The pair is especially hopeful that their new project will resonate with younger audiences, even amid concerns that the recent upsurge in socialism’s popularity with young people might not last as millennials and Generation Z grow up. It’s an age-old idea that getting older means getting more conservative.

“Am I just gonna become some crusty old dude who's like, ‘Yeah, I used to be a socialist, and then I woke up to the real world?’” Hayes says. “I think that the people we hear that coming from are a generation where they weren't facing any real crises. They weren't facing climate change, they weren't facing 17 years of occupation in the Middle East.”

“It feels very different to me,” Hayes, who’s 21, says of his cohort. “We are [a] socialist generation as millennials because we grew up in such precarious economic conditions and such precarious global conditions.”

Burton, who’s 29, says that there’s a subversive element to socialism’s youth appeal: “I think a lot of the reason [socialism is] so popular right now is there is such an effort over the last four years to really stomp out even the idea that socialism could be a possibility here. And there's been a real effort by media and by the establishment on both sides to say, ‘Capitalism is the system, we've landed on the answer, we're good now.’”

“I think all of a sudden in the last two years, a lot of people have been exposed — because of [Vermont senator] Bernie Sanders — to this different kind of economic system that actually has a lot of solutions to a lot of the crises we see,” she says.

The out-front nature of the duo’s capitalist critique developed largely after they started attending Democratic Socialists of America (DSA) meetings in Detroit following the 2016 presidential election.

“We were angry and frustrated that the Democrats lost what we saw as the easiest-to-win election ever,” Burton explains.

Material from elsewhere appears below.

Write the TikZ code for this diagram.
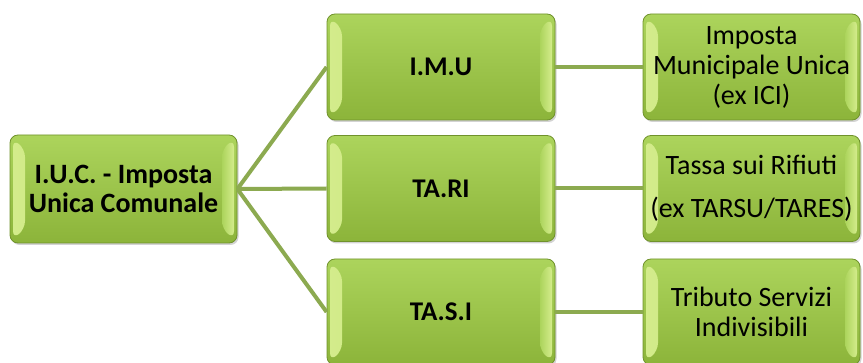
\documentclass[tikz,border=0pt]{standalone}
\usepackage{fontspec}
\setmainfont{Carlito}
\usetikzlibrary{shadows}

\definecolor{boxtop}{RGB}{172,212,92}
\definecolor{boxbot}{RGB}{140,180,58}
\definecolor{boxedge}{RGB}{112,146,44}
\definecolor{bevlite}{RGB}{212,236,140}
\definecolor{linkgreen}{RGB}{140,170,80}

\tikzset{
  box/.style={rectangle, rounded corners=8pt, draw=boxedge, line width=0.8pt,
    top color=boxtop, bottom color=boxbot, align=center, inner sep=2pt,
    drop shadow={shadow xshift=1.5pt, shadow yshift=-2pt, opacity=0.35},
    path picture={
      \shade[left color=bevlite, right color=boxtop]
        ([shift={(3pt,-4pt)}]path picture bounding box.north west) --
        ([shift={(15pt,-14pt)}]path picture bounding box.north west) --
        ([shift={(15pt,14pt)}]path picture bounding box.south west) --
        ([shift={(3pt,4pt)}]path picture bounding box.south west) -- cycle;
      \shade[right color=bevlite, left color=boxtop]
        ([shift={(-3pt,-4pt)}]path picture bounding box.north east) --
        ([shift={(-15pt,-14pt)}]path picture bounding box.north east) --
        ([shift={(-15pt,14pt)}]path picture bounding box.south east) --
        ([shift={(-3pt,4pt)}]path picture bounding box.south east) -- cycle;
    }},
  rootbox/.style={box, minimum width=227pt, minimum height=108pt,
    font=\fontsize{28}{29}\selectfont\bfseries},
  midbox/.style={box, minimum width=228pt, minimum height=106pt,
    font=\fontsize{27}{30}\selectfont\bfseries},
  descbox/.style={box, minimum width=217pt, minimum height=106pt,
    font=\fontsize{28}{30}\selectfont},
  link/.style={draw=linkgreen, line width=4pt}
}

\begin{document}
\begin{tikzpicture}[x=1pt,y=1pt]
\useasboundingbox (0,0) rectangle (863,362);

% root
\node[rootbox] (iuc) at (123.5,173) {I.U.C. - Imposta\\Unica Comunale};

% taxes
\node[midbox] (imu) at (441,295) {I.M.U};
\node[midbox] (tari) at (441,173.5) {TA.RI};
\node[midbox] (tasi) at (441,50) {TA.S.I};

% descriptions
\node[descbox] (dimu) at (751.5,295) {Imposta\\Municipale Unica\\(ex ICI)};
\node[descbox] (dtari) at (751.5,173.5) {Tassa sui Rifiuti\\[13pt](ex TARSU/TARES)};
\node[descbox] (dtasi) at (751.5,50) {Tributo Servizi\\Indivisibili};

% connectors
\draw[link] (iuc.east) -- (imu.west);
\draw[link] (iuc.east) -- (tari.west);
\draw[link] (iuc.east) -- (tasi.west);
\draw[link] (imu.east) -- (dimu.west);
\draw[link] (tari.east) -- (dtari.west);
\draw[link] (tasi.east) -- (dtasi.west);
\end{tikzpicture}
\end{document}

She shares that she and Nick attended their first meeting the same night.

“It was what we were looking for,” Hayes says of the DSA. Hayes bought a camera the day after the election, met Burton at the DSA meeting, and soon after, the pair started to see ways to take advantage of their communication skills for a higher purpose. That’s why they started Means of Production, a media cooperative specifically engineered to give labor unions, political organization, and candidates an alternative to for-profit media production on their campaigns. Burton says they were joined by other DSA members who similarly saw that the talents they were using in jobs at for-profit companies could be turned toward the political work they wanted to advance.

“We realized: Wait, we have a lot more to do with this, and we can actually take the skills and the resources and the expertise that we gleaned from the private sector and bring that to the left to create high-quality video,” Burton says.

“For socialism,” Hayes adds.

Means of Production’s first big hit was with an underdog candidate from the Bronx whose socialist message immediately drew them in. Before Representative Alexandria Ocasio-Cortez (D-NY) was tearing it up on Capitol Hill, she was a longshot running against one of the Democrats’ biggest players. Burton and Hayes say their relationship with the congresswoman known as AOC began somewhat unconventionally.

“As she always says, ‘It all goes down in the DMs,’” Burton explains. “One day, I was on Facebook and I saw this video of this woman and she was clearly speaking about socialism. She was clearly saying socialism. And she was running for Congress in New York.”

“I just reached out to her on Twitter,” Burton shares. “She responded within an hour. We were on the phone the next day with the campaign.”

Burton says AOC was involved in every part of the production process as they learned her story and the basis for her politics. The two made clear that when it comes to candidates they’ll work with, it’s socialists only.

“We can do such a better video when we are working with somebody who is a socialist,” Hayes says.

Means TV will start a free, 10-week rollout this spring with a Bread and Roses campaign offering up educational (bread) and entertaining (roses) content to build the brand and fundraise for the eventual launch of the Netflix-style platform itself later in 2019. Aside from the financial needs they hope to meet, the duo is also hoping to provide a venue for better representation for people left out of the for-profit media game.

“A huge part of Means TV comes out of a criticism of this entertainment establishment, which is that it is completely nepotistic, highly misogynistic,” Hayes explains. “Overall, it is largely inaccessible for working people, for people who come from less privileged backgrounds, for people who are people of color, are LGBTQ, women — all sorts of different folks just have no access into the entertainment establishment.”

Ultimately, despite whatever challenges may come, Hayes believes that being out front about their pro-socialist, anti-capitalist stance will be a boon to Means TV as it grows because, in his view, “That is something that has a lot of appeal with young people who seek authenticity in a world totally filled with bullsh*t.”[4]